The story begins with a message coming to Jesus while he is beyond the Jordan at the place where John had baptized (10:40). Lazarus is sick at Bethany. Perhaps Lazarus had been plagued with a sickness all his life. Perhaps that is one of the burdens that Martha had borne in ministry alone as Mary traveled with Jesus. But at this point, we find that Mary had not gone with Jesus across the Jordan. She was at home with Martha. Lazarus takes a turn for the worse. Perhaps Mary, who had more opportunity for seeing the healings performed by Jesus, suggests that they send for him. And so they do. Perhaps it was Martha, however, who emphasizes to the servant messenger to tell Jesus specifically “the one You love is sick.” We know from our history with Martha that she may be a bit manipulative. Perhaps the message is meant to saddle Jesus with an extra pang of burden to motivate him to hurry to Bethany. Martha, the one who concerned herself with ministry to those around her—those of friends and family and neighbors who needed help—was urging Jesus to stop for a moment going to strangers and come to help someone who really meant something to him, someone he really knew and cared about.

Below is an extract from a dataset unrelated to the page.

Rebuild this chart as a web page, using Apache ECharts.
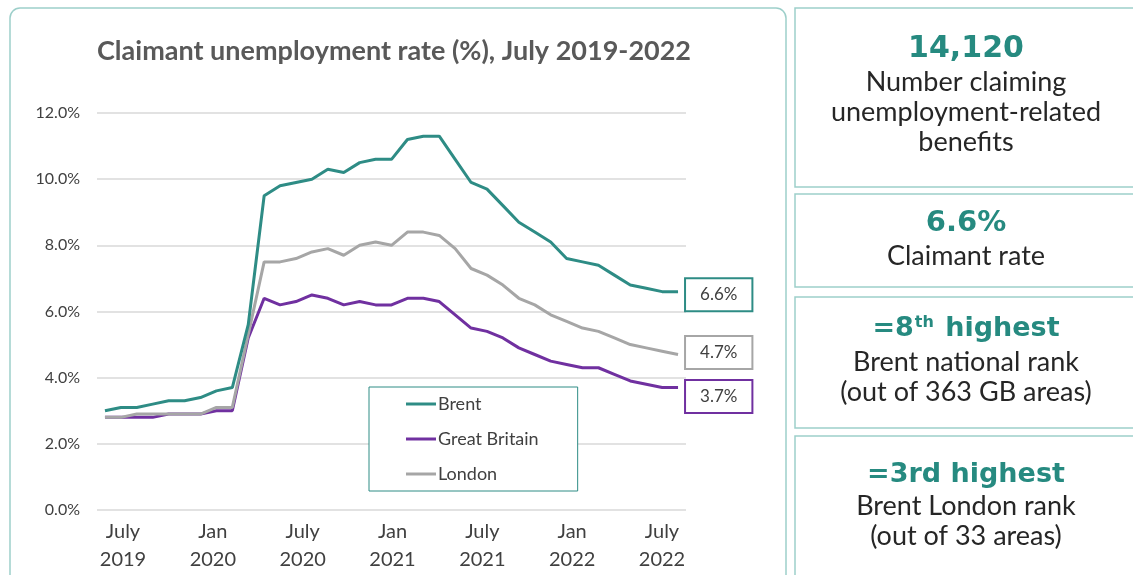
<!DOCTYPE html>
<html>
<head>
<meta charset="utf-8">
<script src="https://cdn.jsdelivr.net/npm/echarts@6/dist/echarts.min.js"></script>
<style>
  html, body { margin: 0; padding: 0; background: #fff; }
  #main { width: 1133px; height: 575px; }
</style>
</head>
<body>
<div id="main"></div>
<script>
// monthly, July 2019 - July 2022
const months = [
  'Jul 2019', 'Aug 2019', 'Sep 2019', 'Oct 2019', 'Nov 2019', 'Dec 2019',
  'Jan 2020', 'Feb 2020', 'Mar 2020', 'Apr 2020', 'May 2020', 'Jun 2020',
  'Jul 2020', 'Aug 2020', 'Sep 2020', 'Oct 2020', 'Nov 2020', 'Dec 2020',
  'Jan 2021', 'Feb 2021', 'Mar 2021', 'Apr 2021', 'May 2021', 'Jun 2021',
  'Jul 2021', 'Aug 2021', 'Sep 2021', 'Oct 2021', 'Nov 2021', 'Dec 2021',
  'Jan 2022', 'Feb 2022', 'Mar 2022', 'Apr 2022', 'May 2022', 'Jun 2022',
  'Jul 2022'
];
const brent = [3.0, 3.1, 3.1, 3.2, 3.3, 3.3, 3.4, 3.6, 3.7, 5.6, 9.5, 9.8, 9.9, 10.0, 10.3, 10.2, 10.5, 10.6, 10.6,
  11.2, 11.3, 11.3, 10.6, 9.9, 9.7, 9.2, 8.7, 8.4, 8.1, 7.6, 7.5, 7.4, 7.1, 6.8, 6.7, 6.6, 6.6];
const greatBritain = [2.8, 2.8, 2.8, 2.8, 2.9, 2.9, 2.9, 3.0, 3.0, 5.2, 6.4, 6.2, 6.3, 6.5, 6.4, 6.2, 6.3, 6.2, 6.2,
  6.4, 6.4, 6.3, 5.9, 5.5, 5.4, 5.2, 4.9, 4.7, 4.5, 4.4, 4.3, 4.3, 4.1, 3.9, 3.8, 3.7, 3.7];
const london = [2.8, 2.8, 2.9, 2.9, 2.9, 2.9, 2.9, 3.1, 3.1, 5.3, 7.5, 7.5, 7.6, 7.8, 7.9, 7.7, 8.0, 8.1, 8.0,
  8.4, 8.4, 8.3, 7.9, 7.3, 7.1, 6.8, 6.4, 6.2, 5.9, 5.7, 5.5, 5.4, 5.2, 5.0, 4.9, 4.8, 4.7];
const tickLabels = ['July\n2019', 'Jan\n2020', 'July\n2020', 'Jan\n2021', 'July\n2021', 'Jan\n2022', 'July\n2022'];

const TEAL = '#2e8c85';
const PURPLE = '#7030a0';
const GREY = '#a6a6a6';
const BOX = '#9dcfca';
const TXT = '#404040';
const BIG = '#268a80';
const FONT = 'Lato, "Open Sans", sans-serif';
const BOLD = '"DejaVu Sans", sans-serif';
const LINE_ICON = 'path://M0,0 L30,0 L30,3 L0,3 Z';

const chart = echarts.init(document.getElementById('main'));

function endLabel(color, offset) {
  return {
    show: true,
    formatter: p => p.value.toFixed(1) + '%',
    color: TXT,
    fontFamily: FONT,
    fontSize: 17,
    backgroundColor: '#fff',
    borderColor: color,
    borderWidth: 2,
    padding: [7, 14, 7, 14],
    distance: 7,
    offset: offset
  };
}

function boxText(x, y, text, size, bold, color) {
  return {
    type: 'text', x: x, y: y, z: 10,
    style: {
      text: text, fill: color || '#262626',
      font: (bold ? 'bold ' : '') + size + 'px ' + (bold ? BOLD : FONT),
      textAlign: 'center', textVerticalAlign: 'middle'
    }
  };
}

const option = {
  backgroundColor: '#fff',
  animation: false,
  title: {
    text: 'Claimant unemployment rate (%), July 2019-2022',
    left: 92, top: 33,
    textStyle: { color: '#595959', fontFamily: FONT, fontWeight: 'bold', fontSize: 27 }
  },
  legend: {
    orient: 'vertical',
    left: 369, top: 387,
    data: [
      { name: 'Brent', icon: LINE_ICON },
      { name: 'Great Britain', icon: LINE_ICON },
      { name: 'London', icon: LINE_ICON }
    ],
    borderColor: TEAL, borderWidth: 1,
    padding: [8, 39, 8, 37],
    itemWidth: 30, itemHeight: 14, itemGap: 17,
    textStyle: { color: TXT, fontFamily: FONT, fontSize: 18, padding: [0, 0, 0, -3] },
    backgroundColor: '#fff'
  },
  grid: [
    { left: 97, right: 447, top: 113, bottom: 65 },
    { left: 123, right: 471, top: 113, bottom: 65 }
  ],
  xAxis: [
    {
      type: 'category', gridIndex: 0, data: months, boundaryGap: true,
      axisLine: { show: false }, axisTick: { show: false }, axisLabel: { show: false }
    },
    {
      type: 'category', gridIndex: 1, data: tickLabels, boundaryGap: false,
      axisLine: { show: false }, axisTick: { show: false },
      axisLabel: { interval: 0, color: TXT, fontFamily: FONT, fontSize: 20, lineHeight: 28, margin: 8 }
    }
  ],
  yAxis: [
    {
      type: 'value', gridIndex: 0, min: 0, max: 12, interval: 2,
      axisLine: { show: false }, axisTick: { show: false },
      splitLine: { lineStyle: { color: '#d9d9d9', width: 1.5 } },
      axisLabel: { formatter: v => v.toFixed(1) + '%', color: TXT, fontFamily: FONT, fontSize: 16, margin: 17 }
    },
    { type: 'value', gridIndex: 1, show: false, min: 0, max: 12 }
  ],
  series: [
    {
      name: 'Great Britain', type: 'line', data: greatBritain, symbol: 'none', z: 2,
      lineStyle: { color: PURPLE, width: 3 }, itemStyle: { color: PURPLE },
      endLabel: endLabel(PURPLE, [1, 9])
    },
    {
      name: 'London', type: 'line', data: london, symbol: 'none', z: 3,
      lineStyle: { color: GREY, width: 3 }, itemStyle: { color: GREY },
      endLabel: endLabel(GREY, [1, -2])
    },
    {
      name: 'Brent', type: 'line', data: brent, symbol: 'none', z: 4,
      lineStyle: { color: TEAL, width: 3 }, itemStyle: { color: TEAL },
      endLabel: endLabel(TEAL, [1, 3])
    }
  ],
  graphic: [
    { type: 'rect', shape: { x: 10, y: 8, width: 776, height: 580, r: 10 },
      style: { fill: 'none', stroke: BOX, lineWidth: 1.5 }, z: -1 },
    { type: 'rect', shape: { x: 795, y: 8, width: 360, height: 179 }, style: { fill: 'none', stroke: BOX, lineWidth: 1.5 } },
    { type: 'rect', shape: { x: 795, y: 194, width: 360, height: 93 }, style: { fill: 'none', stroke: BOX, lineWidth: 1.5 } },
    { type: 'rect', shape: { x: 795, y: 297, width: 360, height: 131 }, style: { fill: 'none', stroke: BOX, lineWidth: 1.5 } },
    { type: 'rect', shape: { x: 795, y: 436, width: 360, height: 160 }, style: { fill: 'none', stroke: BOX, lineWidth: 1.5 } },
    boxText(966, 49, '14,120', 30, true, BIG),
    boxText(966, 82, 'Number claiming', 27),
    boxText(966, 112, 'unemployment-related', 27),
    boxText(966, 142, 'benefits', 27),
    boxText(966, 223, '6.6%', 29, true, BIG),
    boxText(966, 256, 'Claimant rate', 27),
    {
      type: 'text', x: 966, y: 329, z: 10,
      style: {
        text: '{b|=8}{s|th}{b| highest}',
        textAlign: 'center', textVerticalAlign: 'middle',
        rich: {
          b: { fontSize: 27, fontWeight: 'bold', fontFamily: BOLD, fill: BIG, lineHeight: 30 },
          s: { fontSize: 16, fontWeight: 'bold', fontFamily: BOLD, fill: BIG, lineHeight: 30, padding: [0, 2, 12, 1] }
        }
      }
    },
    boxText(966, 362, 'Brent national rank', 27),
    boxText(966, 392, '(out of 363 GB areas)', 27),
    boxText(966, 475, '=3rd highest', 27, true, BIG),
    boxText(966, 506, 'Brent London rank', 27),
    boxText(966, 536, '(out of 33 areas)', 27)
  ]
};

chart.setOption(option);
</script>
</body>
</html>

Jesus replies to the messenger, in the hearing of his disciples, that the sickness will not end in death. This is the message he is giving to carry back to the sisters. Obviously, we know that Lazarus does die. But Lazarus’s death does not contradict Jesus statement. The sickness has a purpose, and that purpose is not Lazarus to end in death. The sickness is for the glory of God so that the Son of God may be glorified through it. The glory of God is not to show power in making someone who is dead rise so that the crowd can be stunned. Glory is the display of God’s truth, goodness, and beauty. The display of that truth, goodness, and beauty through the Son is Jesus’ death that results in the conquering of death and sin so that life (everlasting love relationship with God) may be given. Therefore, Jesus is saying that the purpose of the sickness is not so Lazarus will end up dead, and it is not even so much that Lazarus will be brought back to physical life. It is so that through it Jesus will both show he has come to conquer death AND that this sickness is the means by which he will actually accomplish it. This is the truth that is taught through this section—Jesus will give his life in order for those in covenant faith to gain life. Resurrection requires death. The message to Jesus was to get him to come to Judea. The disciples rightly reason that if Jesus goes to Judea, he will be killed. Jesus decides to go to Judea, meaning, then, that by this Jesus is trading his life for not only Lazarus but all people who believe.